**Data section**

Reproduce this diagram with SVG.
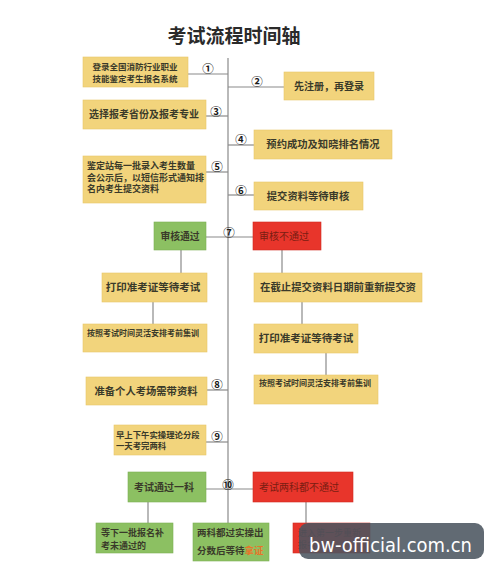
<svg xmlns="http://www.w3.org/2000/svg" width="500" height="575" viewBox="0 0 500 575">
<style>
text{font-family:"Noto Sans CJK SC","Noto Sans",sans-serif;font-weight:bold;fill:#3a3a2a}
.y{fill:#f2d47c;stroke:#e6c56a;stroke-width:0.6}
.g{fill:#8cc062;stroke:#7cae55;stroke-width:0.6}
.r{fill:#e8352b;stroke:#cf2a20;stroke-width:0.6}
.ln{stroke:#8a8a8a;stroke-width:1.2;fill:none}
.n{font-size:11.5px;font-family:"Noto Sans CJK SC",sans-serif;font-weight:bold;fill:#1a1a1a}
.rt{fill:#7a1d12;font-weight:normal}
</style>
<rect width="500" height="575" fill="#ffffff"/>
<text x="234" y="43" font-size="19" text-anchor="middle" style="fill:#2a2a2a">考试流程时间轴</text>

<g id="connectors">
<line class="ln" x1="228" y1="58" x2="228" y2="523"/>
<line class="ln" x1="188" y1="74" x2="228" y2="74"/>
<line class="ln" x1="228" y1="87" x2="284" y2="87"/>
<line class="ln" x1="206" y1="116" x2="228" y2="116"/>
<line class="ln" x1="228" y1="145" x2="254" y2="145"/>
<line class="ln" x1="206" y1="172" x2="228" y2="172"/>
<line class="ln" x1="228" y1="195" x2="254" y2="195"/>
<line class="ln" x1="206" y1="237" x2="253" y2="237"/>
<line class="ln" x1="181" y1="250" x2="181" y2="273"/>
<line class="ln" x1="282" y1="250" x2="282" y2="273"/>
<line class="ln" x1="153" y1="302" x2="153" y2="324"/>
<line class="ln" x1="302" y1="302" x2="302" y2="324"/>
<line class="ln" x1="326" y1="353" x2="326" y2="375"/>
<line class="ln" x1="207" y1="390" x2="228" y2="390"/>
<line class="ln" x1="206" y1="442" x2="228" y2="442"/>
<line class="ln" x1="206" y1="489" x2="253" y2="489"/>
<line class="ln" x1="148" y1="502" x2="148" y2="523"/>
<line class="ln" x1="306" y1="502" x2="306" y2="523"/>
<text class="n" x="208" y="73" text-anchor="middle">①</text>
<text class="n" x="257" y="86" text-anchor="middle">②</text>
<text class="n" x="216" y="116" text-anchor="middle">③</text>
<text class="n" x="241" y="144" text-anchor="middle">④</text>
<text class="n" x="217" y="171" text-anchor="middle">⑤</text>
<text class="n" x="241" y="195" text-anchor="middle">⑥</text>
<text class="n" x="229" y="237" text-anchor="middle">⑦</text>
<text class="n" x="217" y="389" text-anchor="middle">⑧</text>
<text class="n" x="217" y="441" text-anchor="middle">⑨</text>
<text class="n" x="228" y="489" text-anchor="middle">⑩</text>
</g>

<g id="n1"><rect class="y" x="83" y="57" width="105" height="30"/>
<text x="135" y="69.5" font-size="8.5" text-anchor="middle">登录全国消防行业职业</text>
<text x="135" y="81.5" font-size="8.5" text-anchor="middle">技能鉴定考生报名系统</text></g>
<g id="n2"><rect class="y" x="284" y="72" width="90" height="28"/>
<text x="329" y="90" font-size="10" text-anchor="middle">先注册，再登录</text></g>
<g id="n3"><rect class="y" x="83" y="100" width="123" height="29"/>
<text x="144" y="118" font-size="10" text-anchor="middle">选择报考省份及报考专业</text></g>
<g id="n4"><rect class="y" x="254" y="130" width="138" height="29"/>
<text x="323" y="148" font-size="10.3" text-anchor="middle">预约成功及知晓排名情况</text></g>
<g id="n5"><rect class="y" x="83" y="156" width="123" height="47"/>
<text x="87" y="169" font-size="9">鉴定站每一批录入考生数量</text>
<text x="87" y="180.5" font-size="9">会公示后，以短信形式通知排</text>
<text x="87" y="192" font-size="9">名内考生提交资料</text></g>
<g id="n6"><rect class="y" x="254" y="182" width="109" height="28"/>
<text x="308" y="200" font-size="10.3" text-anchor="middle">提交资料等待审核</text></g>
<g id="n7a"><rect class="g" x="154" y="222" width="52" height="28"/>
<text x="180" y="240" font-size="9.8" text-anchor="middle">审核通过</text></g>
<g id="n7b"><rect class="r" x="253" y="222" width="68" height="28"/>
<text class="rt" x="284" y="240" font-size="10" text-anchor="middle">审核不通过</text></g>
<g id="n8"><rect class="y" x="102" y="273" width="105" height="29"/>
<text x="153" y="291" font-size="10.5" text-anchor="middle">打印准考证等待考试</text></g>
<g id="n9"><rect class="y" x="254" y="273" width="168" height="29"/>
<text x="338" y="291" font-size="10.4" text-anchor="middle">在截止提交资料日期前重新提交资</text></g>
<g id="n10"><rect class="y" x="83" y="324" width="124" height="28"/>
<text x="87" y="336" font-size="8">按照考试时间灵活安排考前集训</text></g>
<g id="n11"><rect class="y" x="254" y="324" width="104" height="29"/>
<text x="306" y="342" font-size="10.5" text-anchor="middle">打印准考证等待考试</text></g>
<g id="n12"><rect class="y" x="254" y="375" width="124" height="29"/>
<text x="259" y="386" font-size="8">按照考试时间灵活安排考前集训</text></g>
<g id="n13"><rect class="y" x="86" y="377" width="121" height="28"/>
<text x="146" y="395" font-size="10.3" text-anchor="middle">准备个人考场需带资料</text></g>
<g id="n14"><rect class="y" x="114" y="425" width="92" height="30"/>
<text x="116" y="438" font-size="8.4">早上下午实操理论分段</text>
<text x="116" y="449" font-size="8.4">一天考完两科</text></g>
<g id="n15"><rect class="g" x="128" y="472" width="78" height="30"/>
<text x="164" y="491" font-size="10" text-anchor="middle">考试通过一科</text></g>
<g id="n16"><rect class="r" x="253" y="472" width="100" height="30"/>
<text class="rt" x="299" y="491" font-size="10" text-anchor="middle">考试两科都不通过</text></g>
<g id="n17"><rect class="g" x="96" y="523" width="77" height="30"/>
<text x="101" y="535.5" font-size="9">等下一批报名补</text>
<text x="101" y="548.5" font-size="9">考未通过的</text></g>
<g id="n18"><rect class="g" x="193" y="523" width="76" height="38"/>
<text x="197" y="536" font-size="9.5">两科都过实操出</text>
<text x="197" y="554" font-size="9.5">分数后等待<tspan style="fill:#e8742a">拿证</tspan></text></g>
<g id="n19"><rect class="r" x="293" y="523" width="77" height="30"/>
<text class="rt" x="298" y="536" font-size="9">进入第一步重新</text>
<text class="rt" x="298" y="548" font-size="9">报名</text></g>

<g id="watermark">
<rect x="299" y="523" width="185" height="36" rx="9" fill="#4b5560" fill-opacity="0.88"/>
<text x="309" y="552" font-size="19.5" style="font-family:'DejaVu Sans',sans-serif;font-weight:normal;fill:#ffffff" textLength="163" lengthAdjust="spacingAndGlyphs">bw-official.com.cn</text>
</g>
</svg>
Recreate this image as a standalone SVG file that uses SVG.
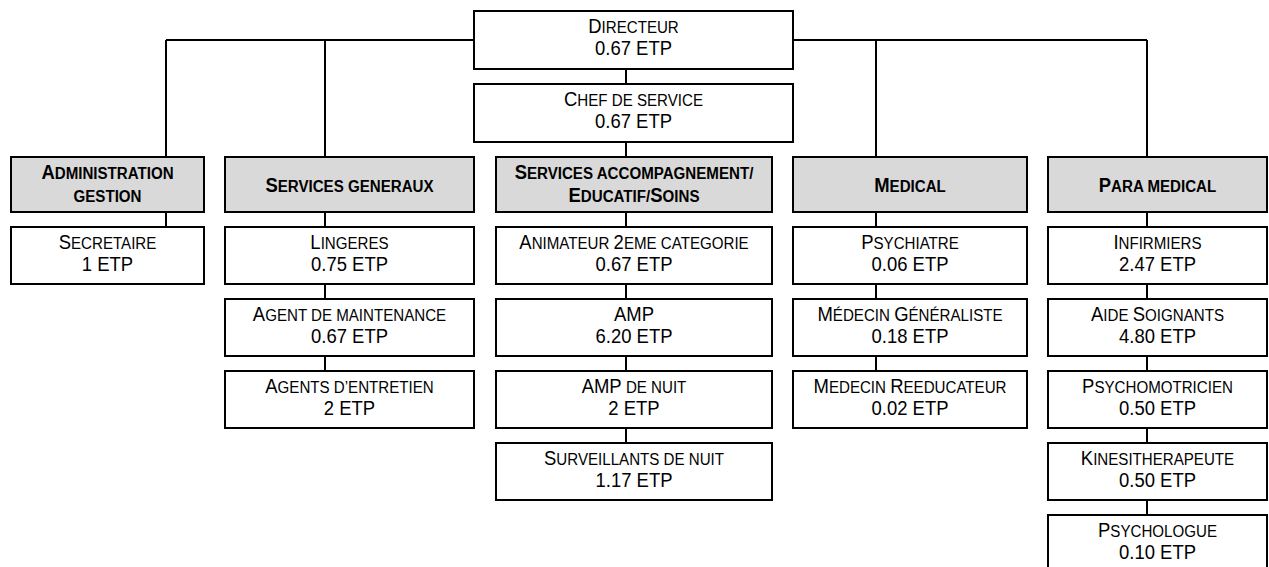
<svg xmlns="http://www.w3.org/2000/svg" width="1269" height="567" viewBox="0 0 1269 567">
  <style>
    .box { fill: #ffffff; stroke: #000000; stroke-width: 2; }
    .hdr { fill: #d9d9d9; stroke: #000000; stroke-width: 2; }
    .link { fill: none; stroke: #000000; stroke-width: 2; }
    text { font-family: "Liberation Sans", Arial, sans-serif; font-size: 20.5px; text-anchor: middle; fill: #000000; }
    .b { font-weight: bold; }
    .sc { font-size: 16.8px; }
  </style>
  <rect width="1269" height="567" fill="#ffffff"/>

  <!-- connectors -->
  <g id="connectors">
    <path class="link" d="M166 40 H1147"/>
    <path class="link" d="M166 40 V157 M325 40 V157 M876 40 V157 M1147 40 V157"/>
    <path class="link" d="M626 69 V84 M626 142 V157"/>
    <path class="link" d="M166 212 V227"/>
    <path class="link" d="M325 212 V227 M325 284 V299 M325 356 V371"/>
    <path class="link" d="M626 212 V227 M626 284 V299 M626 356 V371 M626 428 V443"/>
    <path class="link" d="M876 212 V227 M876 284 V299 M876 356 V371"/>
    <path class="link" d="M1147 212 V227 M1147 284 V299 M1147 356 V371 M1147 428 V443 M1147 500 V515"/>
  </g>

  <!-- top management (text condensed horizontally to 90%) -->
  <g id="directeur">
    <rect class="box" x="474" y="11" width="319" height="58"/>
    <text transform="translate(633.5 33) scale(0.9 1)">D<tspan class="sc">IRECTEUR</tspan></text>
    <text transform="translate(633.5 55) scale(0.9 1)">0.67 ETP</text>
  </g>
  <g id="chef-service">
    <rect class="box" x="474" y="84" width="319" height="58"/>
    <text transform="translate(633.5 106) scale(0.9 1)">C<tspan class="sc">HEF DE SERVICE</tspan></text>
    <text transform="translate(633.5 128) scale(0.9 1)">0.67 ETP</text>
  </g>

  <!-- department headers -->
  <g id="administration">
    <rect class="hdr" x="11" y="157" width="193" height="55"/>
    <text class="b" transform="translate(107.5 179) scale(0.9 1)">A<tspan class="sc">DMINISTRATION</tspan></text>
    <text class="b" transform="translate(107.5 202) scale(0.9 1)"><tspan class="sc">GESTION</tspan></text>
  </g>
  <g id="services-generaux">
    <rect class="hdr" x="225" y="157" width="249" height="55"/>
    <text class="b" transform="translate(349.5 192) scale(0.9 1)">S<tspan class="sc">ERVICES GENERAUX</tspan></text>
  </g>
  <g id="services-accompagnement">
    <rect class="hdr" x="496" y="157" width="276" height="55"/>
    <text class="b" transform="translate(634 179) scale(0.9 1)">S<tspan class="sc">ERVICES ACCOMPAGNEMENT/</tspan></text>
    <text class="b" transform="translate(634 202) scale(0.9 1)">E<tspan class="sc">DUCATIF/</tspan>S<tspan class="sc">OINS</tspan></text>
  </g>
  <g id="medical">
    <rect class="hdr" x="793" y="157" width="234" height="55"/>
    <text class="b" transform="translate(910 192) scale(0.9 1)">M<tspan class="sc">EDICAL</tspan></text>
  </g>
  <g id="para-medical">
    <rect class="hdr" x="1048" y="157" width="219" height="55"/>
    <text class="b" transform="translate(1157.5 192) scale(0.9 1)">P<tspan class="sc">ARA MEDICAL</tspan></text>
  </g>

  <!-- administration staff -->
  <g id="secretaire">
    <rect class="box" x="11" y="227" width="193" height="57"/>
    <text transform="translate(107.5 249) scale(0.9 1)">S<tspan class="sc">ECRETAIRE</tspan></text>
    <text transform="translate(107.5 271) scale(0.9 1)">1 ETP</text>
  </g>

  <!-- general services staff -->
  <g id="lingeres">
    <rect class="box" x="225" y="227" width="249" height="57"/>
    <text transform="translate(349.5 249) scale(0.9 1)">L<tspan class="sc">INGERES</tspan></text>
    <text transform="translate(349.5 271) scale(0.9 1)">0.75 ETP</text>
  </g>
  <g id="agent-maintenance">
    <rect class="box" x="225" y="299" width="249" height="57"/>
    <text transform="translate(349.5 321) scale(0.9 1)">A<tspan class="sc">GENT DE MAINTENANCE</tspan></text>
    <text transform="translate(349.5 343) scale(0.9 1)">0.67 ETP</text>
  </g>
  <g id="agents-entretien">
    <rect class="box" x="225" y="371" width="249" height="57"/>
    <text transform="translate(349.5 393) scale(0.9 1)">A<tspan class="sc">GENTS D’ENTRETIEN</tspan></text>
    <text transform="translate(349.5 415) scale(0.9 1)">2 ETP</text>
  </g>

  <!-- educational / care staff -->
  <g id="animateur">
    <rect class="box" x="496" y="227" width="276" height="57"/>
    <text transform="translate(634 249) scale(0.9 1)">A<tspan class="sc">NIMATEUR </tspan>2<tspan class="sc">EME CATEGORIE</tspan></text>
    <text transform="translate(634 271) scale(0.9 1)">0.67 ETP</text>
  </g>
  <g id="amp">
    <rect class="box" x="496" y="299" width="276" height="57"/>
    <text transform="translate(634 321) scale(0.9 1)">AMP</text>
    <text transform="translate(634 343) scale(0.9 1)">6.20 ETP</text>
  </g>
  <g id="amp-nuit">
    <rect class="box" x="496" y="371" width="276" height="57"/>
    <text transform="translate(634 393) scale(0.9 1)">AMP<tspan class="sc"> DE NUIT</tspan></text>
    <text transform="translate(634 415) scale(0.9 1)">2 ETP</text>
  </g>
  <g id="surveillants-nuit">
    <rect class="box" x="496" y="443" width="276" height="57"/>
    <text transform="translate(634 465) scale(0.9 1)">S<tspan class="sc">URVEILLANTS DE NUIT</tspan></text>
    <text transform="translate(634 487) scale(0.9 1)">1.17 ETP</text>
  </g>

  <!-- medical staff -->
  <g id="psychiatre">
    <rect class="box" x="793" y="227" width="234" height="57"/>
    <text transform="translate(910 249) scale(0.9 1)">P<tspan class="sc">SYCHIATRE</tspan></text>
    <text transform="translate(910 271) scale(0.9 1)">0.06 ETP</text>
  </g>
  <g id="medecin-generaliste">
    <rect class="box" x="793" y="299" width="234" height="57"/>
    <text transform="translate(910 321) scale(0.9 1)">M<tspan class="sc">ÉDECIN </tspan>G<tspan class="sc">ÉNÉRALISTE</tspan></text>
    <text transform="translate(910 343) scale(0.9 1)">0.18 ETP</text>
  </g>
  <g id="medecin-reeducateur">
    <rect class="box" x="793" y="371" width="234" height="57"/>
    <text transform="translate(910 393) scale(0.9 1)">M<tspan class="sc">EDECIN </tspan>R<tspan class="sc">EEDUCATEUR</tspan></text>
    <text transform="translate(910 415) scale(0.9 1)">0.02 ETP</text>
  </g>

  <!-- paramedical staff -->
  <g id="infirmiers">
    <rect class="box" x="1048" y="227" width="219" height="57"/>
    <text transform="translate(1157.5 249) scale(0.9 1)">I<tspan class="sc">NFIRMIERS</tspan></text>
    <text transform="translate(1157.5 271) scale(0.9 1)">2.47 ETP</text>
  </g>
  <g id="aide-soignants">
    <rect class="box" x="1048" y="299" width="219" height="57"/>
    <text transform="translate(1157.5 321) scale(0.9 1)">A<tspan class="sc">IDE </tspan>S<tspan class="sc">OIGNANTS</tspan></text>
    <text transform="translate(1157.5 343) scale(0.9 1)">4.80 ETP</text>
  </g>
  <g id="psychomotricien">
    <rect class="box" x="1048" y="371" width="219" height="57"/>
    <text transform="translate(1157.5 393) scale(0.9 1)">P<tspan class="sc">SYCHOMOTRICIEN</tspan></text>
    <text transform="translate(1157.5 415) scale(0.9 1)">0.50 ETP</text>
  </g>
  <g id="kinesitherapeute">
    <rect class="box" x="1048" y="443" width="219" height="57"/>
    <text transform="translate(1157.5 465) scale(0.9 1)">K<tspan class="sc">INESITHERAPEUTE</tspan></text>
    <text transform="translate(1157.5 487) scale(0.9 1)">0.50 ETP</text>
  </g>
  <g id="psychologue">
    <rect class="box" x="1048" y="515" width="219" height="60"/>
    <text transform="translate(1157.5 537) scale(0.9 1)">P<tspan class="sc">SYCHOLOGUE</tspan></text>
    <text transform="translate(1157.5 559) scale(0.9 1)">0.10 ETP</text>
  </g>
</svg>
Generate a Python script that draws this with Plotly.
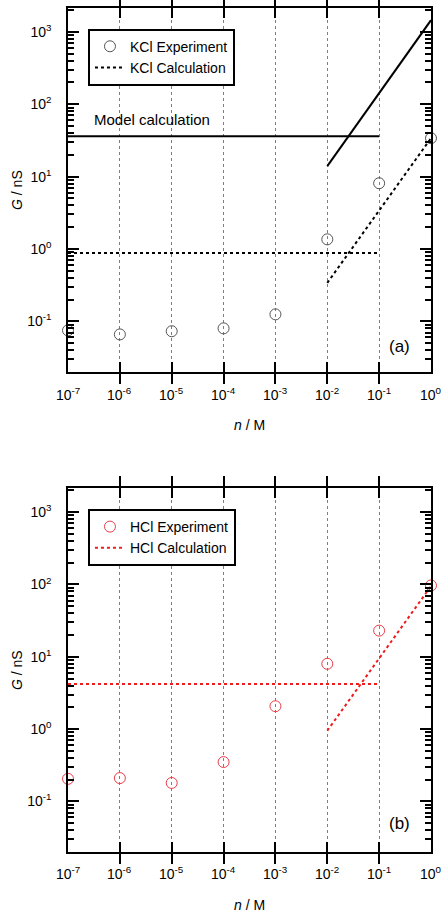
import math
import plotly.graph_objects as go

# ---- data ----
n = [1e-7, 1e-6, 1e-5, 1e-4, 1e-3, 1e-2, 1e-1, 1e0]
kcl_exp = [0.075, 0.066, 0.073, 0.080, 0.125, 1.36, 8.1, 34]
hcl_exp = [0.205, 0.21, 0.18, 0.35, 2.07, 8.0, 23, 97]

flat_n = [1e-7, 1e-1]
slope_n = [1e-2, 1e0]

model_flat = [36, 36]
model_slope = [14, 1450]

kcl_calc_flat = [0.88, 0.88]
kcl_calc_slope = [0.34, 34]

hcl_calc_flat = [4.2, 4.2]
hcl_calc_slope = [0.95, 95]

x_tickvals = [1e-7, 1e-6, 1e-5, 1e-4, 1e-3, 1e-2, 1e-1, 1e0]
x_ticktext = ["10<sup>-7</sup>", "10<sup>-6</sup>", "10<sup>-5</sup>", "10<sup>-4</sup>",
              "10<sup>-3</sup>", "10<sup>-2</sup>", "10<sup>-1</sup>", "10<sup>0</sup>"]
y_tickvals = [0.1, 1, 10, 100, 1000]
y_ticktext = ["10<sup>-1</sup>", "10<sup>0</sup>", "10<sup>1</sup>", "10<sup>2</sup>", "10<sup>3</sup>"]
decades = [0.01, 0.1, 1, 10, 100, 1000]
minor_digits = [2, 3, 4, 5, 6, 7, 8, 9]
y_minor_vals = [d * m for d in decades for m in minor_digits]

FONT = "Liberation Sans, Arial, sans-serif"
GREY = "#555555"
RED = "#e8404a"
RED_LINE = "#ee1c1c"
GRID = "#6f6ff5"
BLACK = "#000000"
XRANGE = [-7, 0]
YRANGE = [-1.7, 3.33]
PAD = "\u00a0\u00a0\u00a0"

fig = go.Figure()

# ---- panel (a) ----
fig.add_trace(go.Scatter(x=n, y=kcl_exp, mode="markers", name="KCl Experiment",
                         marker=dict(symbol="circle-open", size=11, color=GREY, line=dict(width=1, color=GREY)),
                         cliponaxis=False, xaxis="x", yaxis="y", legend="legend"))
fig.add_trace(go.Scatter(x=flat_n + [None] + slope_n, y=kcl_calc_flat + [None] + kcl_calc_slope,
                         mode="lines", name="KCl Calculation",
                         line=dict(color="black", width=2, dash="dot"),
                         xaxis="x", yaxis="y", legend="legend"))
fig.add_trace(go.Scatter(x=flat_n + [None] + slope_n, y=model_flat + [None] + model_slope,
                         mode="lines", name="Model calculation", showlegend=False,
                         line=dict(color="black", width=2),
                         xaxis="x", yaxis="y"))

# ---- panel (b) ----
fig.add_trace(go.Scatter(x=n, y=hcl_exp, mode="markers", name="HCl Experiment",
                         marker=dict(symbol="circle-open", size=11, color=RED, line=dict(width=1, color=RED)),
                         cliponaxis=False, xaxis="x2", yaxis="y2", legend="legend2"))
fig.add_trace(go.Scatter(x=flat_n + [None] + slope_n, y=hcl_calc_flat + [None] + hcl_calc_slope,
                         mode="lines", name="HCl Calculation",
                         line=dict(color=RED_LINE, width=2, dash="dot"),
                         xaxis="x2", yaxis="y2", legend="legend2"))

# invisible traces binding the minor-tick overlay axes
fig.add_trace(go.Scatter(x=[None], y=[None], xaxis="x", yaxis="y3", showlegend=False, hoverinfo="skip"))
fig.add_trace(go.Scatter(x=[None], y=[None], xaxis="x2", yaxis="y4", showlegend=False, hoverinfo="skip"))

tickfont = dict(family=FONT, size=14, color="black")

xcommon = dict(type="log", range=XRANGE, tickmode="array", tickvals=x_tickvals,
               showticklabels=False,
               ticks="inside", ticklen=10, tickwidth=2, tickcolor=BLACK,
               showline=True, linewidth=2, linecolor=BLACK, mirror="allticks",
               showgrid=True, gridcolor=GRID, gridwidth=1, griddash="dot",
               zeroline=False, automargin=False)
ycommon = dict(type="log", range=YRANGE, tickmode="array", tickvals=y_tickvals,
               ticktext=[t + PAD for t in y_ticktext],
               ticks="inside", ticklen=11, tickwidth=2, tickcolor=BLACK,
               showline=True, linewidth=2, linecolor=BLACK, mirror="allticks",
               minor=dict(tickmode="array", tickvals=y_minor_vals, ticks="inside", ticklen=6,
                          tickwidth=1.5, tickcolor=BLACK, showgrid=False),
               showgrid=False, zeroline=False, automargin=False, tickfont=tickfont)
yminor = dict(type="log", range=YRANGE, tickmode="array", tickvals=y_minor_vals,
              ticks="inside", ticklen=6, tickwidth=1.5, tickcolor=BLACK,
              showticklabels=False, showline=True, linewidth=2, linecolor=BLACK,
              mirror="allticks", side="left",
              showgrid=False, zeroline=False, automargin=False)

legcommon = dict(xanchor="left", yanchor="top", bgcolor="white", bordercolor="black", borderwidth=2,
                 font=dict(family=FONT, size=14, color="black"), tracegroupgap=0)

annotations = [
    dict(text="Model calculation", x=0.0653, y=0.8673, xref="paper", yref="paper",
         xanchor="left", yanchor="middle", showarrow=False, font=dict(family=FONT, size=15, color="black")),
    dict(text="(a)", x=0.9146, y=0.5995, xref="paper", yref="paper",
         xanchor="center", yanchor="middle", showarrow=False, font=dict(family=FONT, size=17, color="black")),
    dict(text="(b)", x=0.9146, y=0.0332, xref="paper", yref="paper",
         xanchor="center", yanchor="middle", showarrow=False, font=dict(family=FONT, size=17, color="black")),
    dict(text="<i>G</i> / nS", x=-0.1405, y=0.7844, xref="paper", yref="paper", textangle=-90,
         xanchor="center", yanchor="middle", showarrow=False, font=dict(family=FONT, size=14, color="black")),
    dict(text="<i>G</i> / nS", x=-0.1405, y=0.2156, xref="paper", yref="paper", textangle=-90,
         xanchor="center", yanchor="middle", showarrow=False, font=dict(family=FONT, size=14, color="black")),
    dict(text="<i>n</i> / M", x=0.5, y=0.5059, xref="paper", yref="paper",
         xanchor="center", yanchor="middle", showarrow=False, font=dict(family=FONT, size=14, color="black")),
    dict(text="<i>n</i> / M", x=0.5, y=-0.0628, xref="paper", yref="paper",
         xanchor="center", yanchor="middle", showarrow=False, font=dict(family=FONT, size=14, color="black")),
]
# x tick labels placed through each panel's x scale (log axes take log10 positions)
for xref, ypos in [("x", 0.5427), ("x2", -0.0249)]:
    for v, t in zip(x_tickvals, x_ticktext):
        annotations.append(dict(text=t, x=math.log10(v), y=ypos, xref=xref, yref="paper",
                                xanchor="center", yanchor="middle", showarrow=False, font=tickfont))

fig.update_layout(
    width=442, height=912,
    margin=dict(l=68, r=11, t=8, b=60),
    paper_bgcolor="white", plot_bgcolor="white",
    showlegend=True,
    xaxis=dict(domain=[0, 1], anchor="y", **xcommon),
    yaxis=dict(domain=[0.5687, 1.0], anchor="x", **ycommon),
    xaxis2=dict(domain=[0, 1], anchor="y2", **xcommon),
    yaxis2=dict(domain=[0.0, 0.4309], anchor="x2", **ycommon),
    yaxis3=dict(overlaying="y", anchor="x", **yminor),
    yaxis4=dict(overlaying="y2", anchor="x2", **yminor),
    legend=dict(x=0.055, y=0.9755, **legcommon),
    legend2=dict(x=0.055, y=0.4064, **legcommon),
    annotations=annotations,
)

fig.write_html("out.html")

**Do this**
Of the lines above, copy only those from the one holding "Generate a Python" to the one holding "hcl_calc_slope = [0.95, 95]", both included, and exclude every image.

**Solved problem**
Generate a Python script that draws this with Plotly.
import math
import plotly.graph_objects as go

# ---- data ----
n = [1e-7, 1e-6, 1e-5, 1e-4, 1e-3, 1e-2, 1e-1, 1e0]
kcl_exp = [0.075, 0.066, 0.073, 0.080, 0.125, 1.36, 8.1, 34]
hcl_exp = [0.205, 0.21, 0.18, 0.35, 2.07, 8.0, 23, 97]

flat_n = [1e-7, 1e-1]
slope_n = [1e-2, 1e0]

model_flat = [36, 36]
model_slope = [14, 1450]

kcl_calc_flat = [0.88, 0.88]
kcl_calc_slope = [0.34, 34]

hcl_calc_flat = [4.2, 4.2]
hcl_calc_slope = [0.95, 95]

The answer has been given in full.